Directions: Repeat every line exactly, keeping the pictures out of the copy.

-------- Material provided

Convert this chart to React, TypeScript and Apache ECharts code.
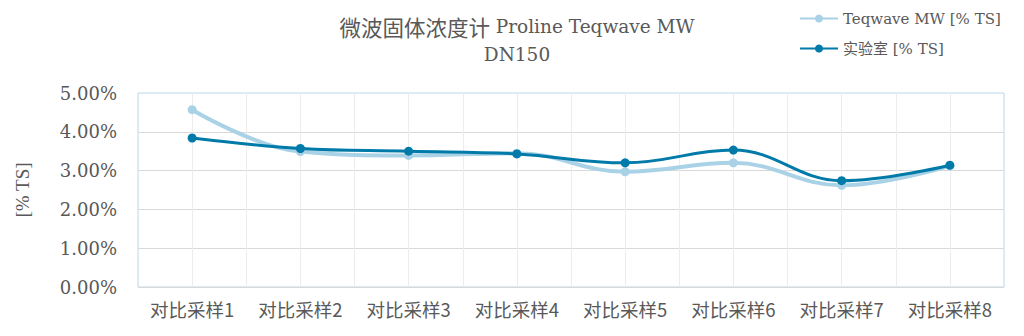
import React, { useEffect, useRef } from "react";
import * as echarts from "echarts";

const categories = ["对比采样1", "对比采样2", "对比采样3", "对比采样4", "对比采样5", "对比采样6", "对比采样7", "对比采样8"];
const teqwave = [4.57, 3.49, 3.39, 3.45, 2.97, 3.2, 2.62, 3.12];
const lab = [3.84, 3.57, 3.5, 3.43, 3.2, 3.53, 2.74, 3.14];
const seriesNames = ["Teqwave MW [% TS]", "实验室 [% TS]"];
const titleCn = "微波固体浓度计";
const titleEn = "Proline Teqwave MW";
const titleSub = "DN150";
const yAxisName = "[% TS]";

const serif = "'DejaVu Serif', 'Noto Sans CJK SC', serif";
const serif2 = "'Liberation Serif', 'Noto Sans CJK SC', serif";
const cjk = "'Noto Sans CJK SC', sans-serif";

export default function App() {
  const ref = useRef<HTMLDivElement>(null);
  useEffect(() => {
    if (!ref.current) return;
    const chart = echarts.init(ref.current, null, { renderer: "svg" });
    chart.setOption({
      animation: false,
      backgroundColor: "#ffffff",
      title: {
        text: `{c|${titleCn}} {e|${titleEn}}\n{e|${titleSub}}`,
        left: 512,
        textAlign: "center",
        top: 7,
        textStyle: {
          fontFamily: serif,
          fontSize: 18,
          fontWeight: "normal",
          color: "#595959",
          lineHeight: 28,
          rich: {
            c: { fontFamily: cjk, fontSize: 21.5, color: "#595959", lineHeight: 28 },
            e: { fontFamily: serif, fontSize: 18.5, color: "#595959", lineHeight: 28 },
          },
        },
      },
      legend: {
        orient: "vertical",
        left: 794,
        top: 6,
        itemWidth: 38,
        itemHeight: 10,
        itemGap: 15,
        textStyle: { fontFamily: serif, fontSize: 15, color: "#595959" },
        data: seriesNames,
      },
      grid: {
        left: 138,
        right: 20,
        top: 93,
        bottom: 49,
        show: true,
        borderColor: "#b9d8e8",
        borderWidth: 1,
      },
      xAxis: [
        {
          type: "category",
          data: categories,
          boundaryGap: true,
          axisLine: { show: false },
          axisTick: { show: false },
          splitLine: { show: false },
          axisLabel: { interval: 0, hideOverlap: false, fontFamily: cjk, fontSize: 18.5, color: "#595959", margin: 13 },
        },
        {
          type: "value",
          min: 0,
          max: 16,
          interval: 1,
          position: "top",
          axisLine: { show: false },
          axisTick: { show: false },
          axisLabel: { show: false },
          splitLine: { show: true, showMinLine: false, showMaxLine: false, lineStyle: { color: "#ececec", width: 1 } },
        },
      ],
      yAxis: [
        {
          type: "value",
          min: 0,
          max: 5,
          interval: 1,
          name: yAxisName,
          nameLocation: "middle",
          nameGap: 106,
          nameRotate: 90,
          nameTextStyle: { fontFamily: serif2, fontSize: 19, color: "#595959" },
          axisLine: { show: false },
          axisTick: { show: false },
          axisLabel: {
            fontFamily: serif,
            fontSize: 18,
            color: "#595959",
            margin: 21,
            formatter: (v: number) => v.toFixed(2) + "%",
          },
          splitLine: { show: true, showMaxLine: false, lineStyle: { color: "#d9d9d9", width: 1 } },
        },
      ],
      series: [
        {
          name: seriesNames[0],
          type: "line",
          xAxisIndex: 0,
          data: teqwave,
          smooth: 0.4,
          symbol: "circle",
          symbolSize: 9,
          itemStyle: { color: "#aad2e6" },
          lineStyle: { color: "#aad2e6", width: 4 },
          z: 2,
        },
        {
          name: seriesNames[1],
          type: "line",
          xAxisIndex: 0,
          data: lab,
          smooth: 0.4,
          symbol: "circle",
          symbolSize: 9,
          itemStyle: { color: "#007aa8" },
          lineStyle: { color: "#007aa8", width: 3 },
          z: 3,
        },
      ],
    });
    return () => chart.dispose();
  }, []);
  return <div ref={ref} style={{ position: "fixed", left: 0, top: 0, width: 1024, height: 336 }} />;
}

----------------

Final result:
Convert this chart to React, TypeScript and Apache ECharts code.
import React, { useEffect, useRef } from "react";
import * as echarts from "echarts";

const categories = ["对比采样1", "对比采样2", "对比采样3", "对比采样4", "对比采样5", "对比采样6", "对比采样7", "对比采样8"];
const teqwave = [4.57, 3.49, 3.39, 3.45, 2.97, 3.2, 2.62, 3.12];
const lab = [3.84, 3.57, 3.5, 3.43, 3.2, 3.53, 2.74, 3.14];
const seriesNames = ["Teqwave MW [% TS]", "实验室 [% TS]"];
const titleCn = "微波固体浓度计";
const titleEn = "Proline Teqwave MW";
const titleSub = "DN150";
const yAxisName = "[% TS]";

const serif = "'DejaVu Serif', 'Noto Sans CJK SC', serif";
const serif2 = "'Liberation Serif', 'Noto Sans CJK SC', serif";
const cjk = "'Noto Sans CJK SC', sans-serif";

export default function App() {
  const ref = useRef<HTMLDivElement>(null);
  useEffect(() => {
    if (!ref.current) return;
    const chart = echarts.init(ref.current, null, { renderer: "svg" });
    chart.setOption({
      animation: false,
      backgroundColor: "#ffffff",
      title: {
        text: `{c|${titleCn}} {e|${titleEn}}\n{e|${titleSub}}`,
        left: 512,
        textAlign: "center",
        top: 7,
        textStyle: {
          fontFamily: serif,
          fontSize: 18,
          fontWeight: "normal",
          color: "#595959",
          lineHeight: 28,
          rich: {
            c: { fontFamily: cjk, fontSize: 21.5, color: "#595959", lineHeight: 28 },
            e: { fontFamily: serif, fontSize: 18.5, color: "#595959", lineHeight: 28 },
          },
        },
      },
      legend: {
        orient: "vertical",
        left: 794,
        top: 6,
        itemWidth: 38,
        itemHeight: 10,
        itemGap: 15,
        textStyle: { fontFamily: serif, fontSize: 15, color: "#595959" },
        data: seriesNames,
      },
      grid: {
        left: 138,
        right: 20,
        top: 93,
        bottom: 49,
        show: true,
        borderColor: "#b9d8e8",
        borderWidth: 1,
      },
      xAxis: [
        {
          type: "category",
          data: categories,
          boundaryGap: true,
          axisLine: { show: false },
          axisTick: { show: false },
          splitLine: { show: false },
          axisLabel: { interval: 0, hideOverlap: false, fontFamily: cjk, fontSize: 18.5, color: "#595959", margin: 13 },
        },
        {
          type: "value",
          min: 0,
          max: 16,
          interval: 1,
          position: "top",
          axisLine: { show: false },
          axisTick: { show: false },
          axisLabel: { show: false },
          splitLine: { show: true, showMinLine: false, showMaxLine: false, lineStyle: { color: "#ececec", width: 1 } },
        },
      ],
      yAxis: [
        {
          type: "value",
          min: 0,
          max: 5,
          interval: 1,
          name: yAxisName,
          nameLocation: "middle",
          nameGap: 106,
          nameRotate: 90,
          nameTextStyle: { fontFamily: serif2, fontSize: 19, color: "#595959" },
          axisLine: { show: false },
          axisTick: { show: false },
          axisLabel: {
            fontFamily: serif,
            fontSize: 18,
            color: "#595959",
            margin: 21,
            formatter: (v: number) => v.toFixed(2) + "%",
          },
          splitLine: { show: true, showMaxLine: false, lineStyle: { color: "#d9d9d9", width: 1 } },
        },
      ],
      series: [
        {
          name: seriesNames[0],
          type: "line",
          xAxisIndex: 0,
          data: teqwave,
          smooth: 0.4,
          symbol: "circle",
          symbolSize: 9,
          itemStyle: { color: "#aad2e6" },
          lineStyle: { color: "#aad2e6", width: 4 },
          z: 2,
        },
        {
          name: seriesNames[1],
          type: "line",
          xAxisIndex: 0,
          data: lab,
          smooth: 0.4,
          symbol: "circle",
          symbolSize: 9,
          itemStyle: { color: "#007aa8" },
          lineStyle: { color: "#007aa8", width: 3 },
          z: 3,
        },
      ],
    });
    return () => chart.dispose();
  }, []);
  return <div ref={ref} style={{ position: "fixed", left: 0, top: 0, width: 1024, height: 336 }} />;
}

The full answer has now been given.